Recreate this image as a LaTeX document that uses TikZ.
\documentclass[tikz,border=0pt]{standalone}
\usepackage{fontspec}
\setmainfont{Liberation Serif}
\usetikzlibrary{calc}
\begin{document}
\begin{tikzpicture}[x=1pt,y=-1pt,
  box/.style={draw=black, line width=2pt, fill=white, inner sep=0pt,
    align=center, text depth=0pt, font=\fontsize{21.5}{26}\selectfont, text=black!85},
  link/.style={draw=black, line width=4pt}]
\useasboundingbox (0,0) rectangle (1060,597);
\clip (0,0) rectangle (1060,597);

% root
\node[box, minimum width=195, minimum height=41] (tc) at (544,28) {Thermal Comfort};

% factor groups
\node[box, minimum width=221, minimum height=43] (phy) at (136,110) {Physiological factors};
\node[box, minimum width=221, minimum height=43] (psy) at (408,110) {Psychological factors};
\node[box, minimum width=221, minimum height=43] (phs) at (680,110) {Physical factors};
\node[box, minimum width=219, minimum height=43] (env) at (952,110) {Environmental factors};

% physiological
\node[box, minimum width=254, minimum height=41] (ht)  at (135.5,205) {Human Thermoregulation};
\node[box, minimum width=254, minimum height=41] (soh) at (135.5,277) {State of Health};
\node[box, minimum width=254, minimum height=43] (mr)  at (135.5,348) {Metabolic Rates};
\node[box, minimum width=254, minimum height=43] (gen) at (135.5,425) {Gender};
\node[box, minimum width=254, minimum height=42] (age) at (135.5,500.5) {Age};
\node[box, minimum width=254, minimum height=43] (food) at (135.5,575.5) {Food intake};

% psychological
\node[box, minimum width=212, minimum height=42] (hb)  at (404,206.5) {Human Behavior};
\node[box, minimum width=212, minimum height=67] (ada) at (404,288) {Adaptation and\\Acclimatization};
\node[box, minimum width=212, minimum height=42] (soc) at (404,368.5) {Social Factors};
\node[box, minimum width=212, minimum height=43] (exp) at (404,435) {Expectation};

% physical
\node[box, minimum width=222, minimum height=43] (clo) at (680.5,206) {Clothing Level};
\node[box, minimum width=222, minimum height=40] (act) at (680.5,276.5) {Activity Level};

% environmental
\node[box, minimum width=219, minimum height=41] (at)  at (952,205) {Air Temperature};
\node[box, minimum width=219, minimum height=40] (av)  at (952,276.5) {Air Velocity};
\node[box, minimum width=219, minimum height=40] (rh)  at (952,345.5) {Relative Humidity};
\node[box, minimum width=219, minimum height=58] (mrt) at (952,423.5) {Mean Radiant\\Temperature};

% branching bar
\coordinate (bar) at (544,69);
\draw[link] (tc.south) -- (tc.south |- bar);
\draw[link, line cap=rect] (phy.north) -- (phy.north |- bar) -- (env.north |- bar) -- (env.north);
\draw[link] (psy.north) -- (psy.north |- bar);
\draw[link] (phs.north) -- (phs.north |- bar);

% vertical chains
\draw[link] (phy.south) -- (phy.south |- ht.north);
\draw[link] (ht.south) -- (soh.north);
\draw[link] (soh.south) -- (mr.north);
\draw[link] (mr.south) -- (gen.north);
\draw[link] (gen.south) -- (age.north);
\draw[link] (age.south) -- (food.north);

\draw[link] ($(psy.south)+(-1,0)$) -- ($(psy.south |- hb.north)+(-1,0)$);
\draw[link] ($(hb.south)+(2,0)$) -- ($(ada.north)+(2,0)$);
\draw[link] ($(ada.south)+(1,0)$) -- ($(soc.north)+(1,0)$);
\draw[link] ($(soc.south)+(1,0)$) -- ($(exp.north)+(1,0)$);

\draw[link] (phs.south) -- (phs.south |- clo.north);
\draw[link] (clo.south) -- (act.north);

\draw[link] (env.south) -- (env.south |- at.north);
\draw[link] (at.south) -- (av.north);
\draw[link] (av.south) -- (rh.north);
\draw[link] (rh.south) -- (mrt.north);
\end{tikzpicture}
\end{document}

[WHAT THE EXERCISE ASKS] Print, please, the lines from the first line of the material through the line that contains "width=212, minimum height=43]", exactly as written and with nothing added.

[RESULT OF THE TASK]
Recreate this image as a LaTeX document that uses TikZ.
\documentclass[tikz,border=0pt]{standalone}
\usepackage{fontspec}
\setmainfont{Liberation Serif}
\usetikzlibrary{calc}
\begin{document}
\begin{tikzpicture}[x=1pt,y=-1pt,
  box/.style={draw=black, line width=2pt, fill=white, inner sep=0pt,
    align=center, text depth=0pt, font=\fontsize{21.5}{26}\selectfont, text=black!85},
  link/.style={draw=black, line width=4pt}]
\useasboundingbox (0,0) rectangle (1060,597);
\clip (0,0) rectangle (1060,597);

% root
\node[box, minimum width=195, minimum height=41] (tc) at (544,28) {Thermal Comfort};

% factor groups
\node[box, minimum width=221, minimum height=43] (phy) at (136,110) {Physiological factors};
\node[box, minimum width=221, minimum height=43] (psy) at (408,110) {Psychological factors};
\node[box, minimum width=221, minimum height=43] (phs) at (680,110) {Physical factors};
\node[box, minimum width=219, minimum height=43] (env) at (952,110) {Environmental factors};

% physiological
\node[box, minimum width=254, minimum height=41] (ht)  at (135.5,205) {Human Thermoregulation};
\node[box, minimum width=254, minimum height=41] (soh) at (135.5,277) {State of Health};
\node[box, minimum width=254, minimum height=43] (mr)  at (135.5,348) {Metabolic Rates};
\node[box, minimum width=254, minimum height=43] (gen) at (135.5,425) {Gender};
\node[box, minimum width=254, minimum height=42] (age) at (135.5,500.5) {Age};
\node[box, minimum width=254, minimum height=43] (food) at (135.5,575.5) {Food intake};

% psychological
\node[box, minimum width=212, minimum height=42] (hb)  at (404,206.5) {Human Behavior};
\node[box, minimum width=212, minimum height=67] (ada) at (404,288) {Adaptation and\\Acclimatization};
\node[box, minimum width=212, minimum height=42] (soc) at (404,368.5) {Social Factors};
\node[box, minimum width=212, minimum height=43] (exp) at (404,435) {Expectation};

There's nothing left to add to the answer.